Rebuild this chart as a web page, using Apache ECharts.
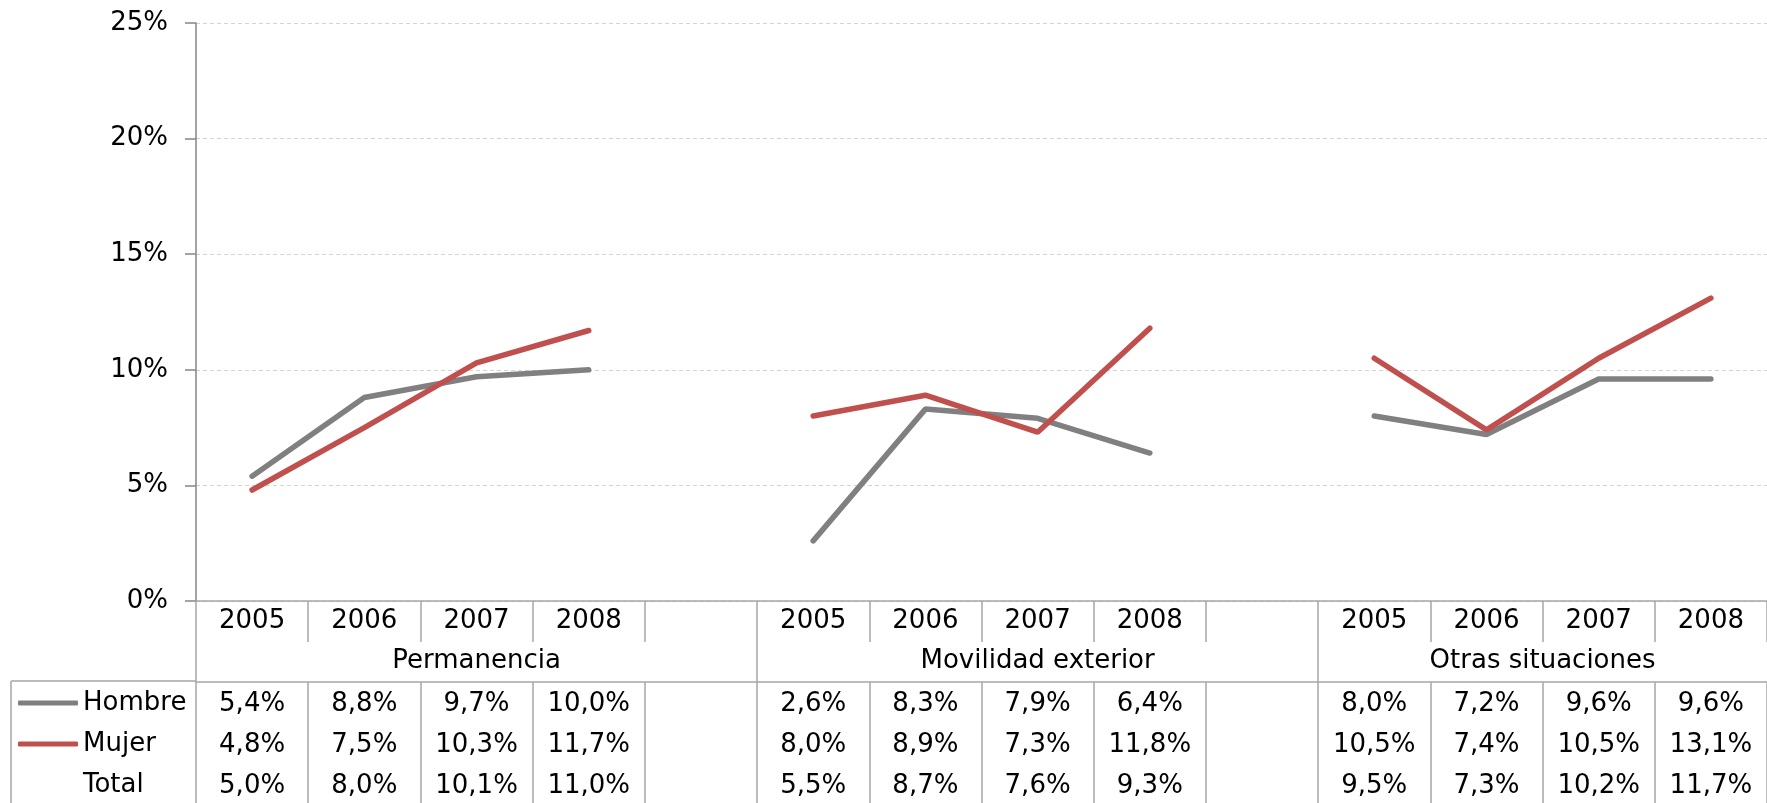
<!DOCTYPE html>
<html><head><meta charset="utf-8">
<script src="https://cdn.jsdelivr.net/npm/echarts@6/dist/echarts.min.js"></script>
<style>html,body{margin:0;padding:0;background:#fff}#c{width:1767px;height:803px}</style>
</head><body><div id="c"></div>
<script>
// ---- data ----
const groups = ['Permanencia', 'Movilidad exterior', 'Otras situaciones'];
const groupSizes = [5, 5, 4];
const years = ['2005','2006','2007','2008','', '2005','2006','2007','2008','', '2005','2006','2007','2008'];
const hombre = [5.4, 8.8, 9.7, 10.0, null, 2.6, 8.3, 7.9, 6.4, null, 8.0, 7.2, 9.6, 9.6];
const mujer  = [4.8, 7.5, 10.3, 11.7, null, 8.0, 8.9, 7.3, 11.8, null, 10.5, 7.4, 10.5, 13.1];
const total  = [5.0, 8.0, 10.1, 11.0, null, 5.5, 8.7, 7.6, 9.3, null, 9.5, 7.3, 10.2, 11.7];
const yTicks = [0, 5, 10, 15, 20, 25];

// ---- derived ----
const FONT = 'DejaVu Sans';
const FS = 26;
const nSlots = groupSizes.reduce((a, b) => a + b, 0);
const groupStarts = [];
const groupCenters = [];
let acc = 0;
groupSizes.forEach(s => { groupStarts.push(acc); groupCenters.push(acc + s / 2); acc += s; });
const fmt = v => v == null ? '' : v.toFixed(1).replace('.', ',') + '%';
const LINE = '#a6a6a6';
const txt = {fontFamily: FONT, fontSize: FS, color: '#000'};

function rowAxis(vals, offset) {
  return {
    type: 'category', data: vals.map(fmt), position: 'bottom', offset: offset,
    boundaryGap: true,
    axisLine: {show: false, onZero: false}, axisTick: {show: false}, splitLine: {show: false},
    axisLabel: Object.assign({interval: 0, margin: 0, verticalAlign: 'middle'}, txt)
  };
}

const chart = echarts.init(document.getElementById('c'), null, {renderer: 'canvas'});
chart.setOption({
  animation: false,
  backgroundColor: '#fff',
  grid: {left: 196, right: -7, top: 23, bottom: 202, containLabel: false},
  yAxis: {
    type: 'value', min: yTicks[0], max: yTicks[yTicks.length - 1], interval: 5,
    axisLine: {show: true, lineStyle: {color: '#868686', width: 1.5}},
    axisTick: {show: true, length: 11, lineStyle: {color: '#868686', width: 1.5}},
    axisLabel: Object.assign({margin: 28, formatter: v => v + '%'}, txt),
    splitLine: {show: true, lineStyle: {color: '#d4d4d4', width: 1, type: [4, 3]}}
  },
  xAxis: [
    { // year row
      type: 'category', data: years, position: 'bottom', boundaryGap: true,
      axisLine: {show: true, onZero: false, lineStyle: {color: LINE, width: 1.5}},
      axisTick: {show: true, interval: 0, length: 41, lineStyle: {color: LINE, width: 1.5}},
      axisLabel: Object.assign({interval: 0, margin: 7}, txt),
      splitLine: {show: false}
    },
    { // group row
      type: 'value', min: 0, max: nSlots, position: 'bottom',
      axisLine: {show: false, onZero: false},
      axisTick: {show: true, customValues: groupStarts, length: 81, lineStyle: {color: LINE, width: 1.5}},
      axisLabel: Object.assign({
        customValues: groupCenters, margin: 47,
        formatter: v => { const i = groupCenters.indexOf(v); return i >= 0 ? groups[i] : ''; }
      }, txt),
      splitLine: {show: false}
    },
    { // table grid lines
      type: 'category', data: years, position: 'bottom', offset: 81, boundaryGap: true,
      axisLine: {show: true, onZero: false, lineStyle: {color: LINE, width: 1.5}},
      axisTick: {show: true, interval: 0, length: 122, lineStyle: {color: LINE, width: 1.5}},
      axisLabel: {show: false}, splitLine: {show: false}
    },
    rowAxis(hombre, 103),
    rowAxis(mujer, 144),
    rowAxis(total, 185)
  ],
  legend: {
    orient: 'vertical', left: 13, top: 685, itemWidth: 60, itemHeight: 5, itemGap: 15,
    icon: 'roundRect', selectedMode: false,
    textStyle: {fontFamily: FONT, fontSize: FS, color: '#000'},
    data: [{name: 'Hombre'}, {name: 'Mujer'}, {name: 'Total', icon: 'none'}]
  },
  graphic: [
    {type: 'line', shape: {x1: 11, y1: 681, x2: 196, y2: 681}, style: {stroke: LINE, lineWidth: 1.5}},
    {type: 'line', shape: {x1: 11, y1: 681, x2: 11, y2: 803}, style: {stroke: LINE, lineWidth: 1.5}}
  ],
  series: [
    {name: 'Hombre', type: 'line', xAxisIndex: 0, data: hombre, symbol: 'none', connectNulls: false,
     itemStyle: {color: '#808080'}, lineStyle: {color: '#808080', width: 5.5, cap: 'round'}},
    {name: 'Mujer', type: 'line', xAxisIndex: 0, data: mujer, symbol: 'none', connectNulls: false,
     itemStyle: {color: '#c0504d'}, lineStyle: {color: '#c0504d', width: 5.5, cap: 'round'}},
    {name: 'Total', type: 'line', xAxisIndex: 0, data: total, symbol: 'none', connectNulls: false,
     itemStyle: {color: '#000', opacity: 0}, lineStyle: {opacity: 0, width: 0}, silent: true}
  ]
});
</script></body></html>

= = = = = = =

Omit the pictures, then quote the rest of the material above exactly.

Rebuild this chart as a web page, using Apache ECharts.
<!DOCTYPE html>
<html><head><meta charset="utf-8">
<script src="https://cdn.jsdelivr.net/npm/echarts@6/dist/echarts.min.js"></script>
<style>html,body{margin:0;padding:0;background:#fff}#c{width:1767px;height:803px}</style>
</head><body><div id="c"></div>
<script>
// ---- data ----
const groups = ['Permanencia', 'Movilidad exterior', 'Otras situaciones'];
const groupSizes = [5, 5, 4];
const years = ['2005','2006','2007','2008','', '2005','2006','2007','2008','', '2005','2006','2007','2008'];
const hombre = [5.4, 8.8, 9.7, 10.0, null, 2.6, 8.3, 7.9, 6.4, null, 8.0, 7.2, 9.6, 9.6];
const mujer  = [4.8, 7.5, 10.3, 11.7, null, 8.0, 8.9, 7.3, 11.8, null, 10.5, 7.4, 10.5, 13.1];
const total  = [5.0, 8.0, 10.1, 11.0, null, 5.5, 8.7, 7.6, 9.3, null, 9.5, 7.3, 10.2, 11.7];
const yTicks = [0, 5, 10, 15, 20, 25];

// ---- derived ----
const FONT = 'DejaVu Sans';
const FS = 26;
const nSlots = groupSizes.reduce((a, b) => a + b, 0);
const groupStarts = [];
const groupCenters = [];
let acc = 0;
groupSizes.forEach(s => { groupStarts.push(acc); groupCenters.push(acc + s / 2); acc += s; });
const fmt = v => v == null ? '' : v.toFixed(1).replace('.', ',') + '%';
const LINE = '#a6a6a6';
const txt = {fontFamily: FONT, fontSize: FS, color: '#000'};

function rowAxis(vals, offset) {
  return {
    type: 'category', data: vals.map(fmt), position: 'bottom', offset: offset,
    boundaryGap: true,
    axisLine: {show: false, onZero: false}, axisTick: {show: false}, splitLine: {show: false},
    axisLabel: Object.assign({interval: 0, margin: 0, verticalAlign: 'middle'}, txt)
  };
}

const chart = echarts.init(document.getElementById('c'), null, {renderer: 'canvas'});
chart.setOption({
  animation: false,
  backgroundColor: '#fff',
  grid: {left: 196, right: -7, top: 23, bottom: 202, containLabel: false},
  yAxis: {
    type: 'value', min: yTicks[0], max: yTicks[yTicks.length - 1], interval: 5,
    axisLine: {show: true, lineStyle: {color: '#868686', width: 1.5}},
    axisTick: {show: true, length: 11, lineStyle: {color: '#868686', width: 1.5}},
    axisLabel: Object.assign({margin: 28, formatter: v => v + '%'}, txt),
    splitLine: {show: true, lineStyle: {color: '#d4d4d4', width: 1, type: [4, 3]}}
  },
  xAxis: [
    { // year row
      type: 'category', data: years, position: 'bottom', boundaryGap: true,
      axisLine: {show: true, onZero: false, lineStyle: {color: LINE, width: 1.5}},
      axisTick: {show: true, interval: 0, length: 41, lineStyle: {color: LINE, width: 1.5}},
      axisLabel: Object.assign({interval: 0, margin: 7}, txt),
      splitLine: {show: false}
    },
    { // group row
      type: 'value', min: 0, max: nSlots, position: 'bottom',
      axisLine: {show: false, onZero: false},
      axisTick: {show: true, customValues: groupStarts, length: 81, lineStyle: {color: LINE, width: 1.5}},
      axisLabel: Object.assign({
        customValues: groupCenters, margin: 47,
        formatter: v => { const i = groupCenters.indexOf(v); return i >= 0 ? groups[i] : ''; }
      }, txt),
      splitLine: {show: false}
    },
    { // table grid lines
      type: 'category', data: years, position: 'bottom', offset: 81, boundaryGap: true,
      axisLine: {show: true, onZero: false, lineStyle: {color: LINE, width: 1.5}},
      axisTick: {show: true, interval: 0, length: 122, lineStyle: {color: LINE, width: 1.5}},
      axisLabel: {show: false}, splitLine: {show: false}
    },
    rowAxis(hombre, 103),
    rowAxis(mujer, 144),
    rowAxis(total, 185)
  ],
  legend: {
    orient: 'vertical', left: 13, top: 685, itemWidth: 60, itemHeight: 5, itemGap: 15,
    icon: 'roundRect', selectedMode: false,
    textStyle: {fontFamily: FONT, fontSize: FS, color: '#000'},
    data: [{name: 'Hombre'}, {name: 'Mujer'}, {name: 'Total', icon: 'none'}]
  },
  graphic: [
    {type: 'line', shape: {x1: 11, y1: 681, x2: 196, y2: 681}, style: {stroke: LINE, lineWidth: 1.5}},
    {type: 'line', shape: {x1: 11, y1: 681, x2: 11, y2: 803}, style: {stroke: LINE, lineWidth: 1.5}}
  ],
  series: [
    {name: 'Hombre', type: 'line', xAxisIndex: 0, data: hombre, symbol: 'none', connectNulls: false,
     itemStyle: {color: '#808080'}, lineStyle: {color: '#808080', width: 5.5, cap: 'round'}},
    {name: 'Mujer', type: 'line', xAxisIndex: 0, data: mujer, symbol: 'none', connectNulls: false,
     itemStyle: {color: '#c0504d'}, lineStyle: {color: '#c0504d', width: 5.5, cap: 'round'}},
    {name: 'Total', type: 'line', xAxisIndex: 0, data: total, symbol: 'none', connectNulls: false,
     itemStyle: {color: '#000', opacity: 0}, lineStyle: {opacity: 0, width: 0}, silent: true}
  ]
});
</script></body></html>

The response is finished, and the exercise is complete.